The study was conducted by scientists at Stanford University, the Massachusetts Institute of Technology and the Toyota Research Institute.

In the study, the team aimed to find a better way to charge batteries in 10 minutes. This could accelerate the mass adoption of electric vehicles.

Their study combined comprehensive experimental data and AI.

The capacity of a lithium-ion battery is stable for a while. Then it takes a sharp turn downward. In the study, the batteries lasted anywhere from 150 to 2,300 cycles.

The results revealed the key to accurately predicting the useful life of lithium-ion batteries before their capacities start to wane.
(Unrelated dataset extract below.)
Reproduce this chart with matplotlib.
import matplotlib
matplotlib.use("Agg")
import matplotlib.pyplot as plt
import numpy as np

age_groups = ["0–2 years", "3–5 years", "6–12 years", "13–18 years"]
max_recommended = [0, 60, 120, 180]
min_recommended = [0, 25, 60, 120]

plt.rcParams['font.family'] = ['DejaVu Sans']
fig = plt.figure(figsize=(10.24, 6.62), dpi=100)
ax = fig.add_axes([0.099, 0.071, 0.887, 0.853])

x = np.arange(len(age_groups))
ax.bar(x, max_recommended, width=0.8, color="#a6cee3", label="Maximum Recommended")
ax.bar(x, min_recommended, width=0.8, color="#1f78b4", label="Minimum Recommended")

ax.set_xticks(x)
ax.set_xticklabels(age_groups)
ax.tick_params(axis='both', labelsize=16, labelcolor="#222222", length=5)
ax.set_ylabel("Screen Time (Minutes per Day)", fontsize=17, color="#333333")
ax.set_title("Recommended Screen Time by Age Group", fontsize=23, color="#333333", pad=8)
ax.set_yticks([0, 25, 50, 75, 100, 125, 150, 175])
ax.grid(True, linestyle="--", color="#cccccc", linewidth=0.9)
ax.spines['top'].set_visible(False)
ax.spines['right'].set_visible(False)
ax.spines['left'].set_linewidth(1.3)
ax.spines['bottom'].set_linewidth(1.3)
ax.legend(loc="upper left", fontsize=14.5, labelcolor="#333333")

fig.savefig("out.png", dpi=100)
After that, the team trained their machine learning model with a few hundred million data points of batteries charging and discharging.

They found that their algorithm could predict how many more cycles each battery would last.

In addition, the AI could categorize batteries as either long or short life expectancy based on just the first five charge/discharge cycles.

The predictions were correct 95% of the time.

The researchers suggest that this machine learning method could accelerate research and development of new battery designs.

It has many potential applications, such as shortening the time for validating new types of batteries and increasing the lifespans of electric vehicle batteries.

The new finding could also optimize battery manufacturing. It could lower the production cost strongly.

The researchers are now using their model to optimize ways of charging batteries in just 10 minutes.

One lead author is Peter Attia, Stanford doctoral candidate in materials science and engineering.

The Stanford researchers, led by William Chueh, assistant professor in materials science and engineering, conducted the battery experiments. MIT’s team, led by Richard Braatz, professor in chemical engineering, performed the machine learning work.

The study is published in Nature Energy.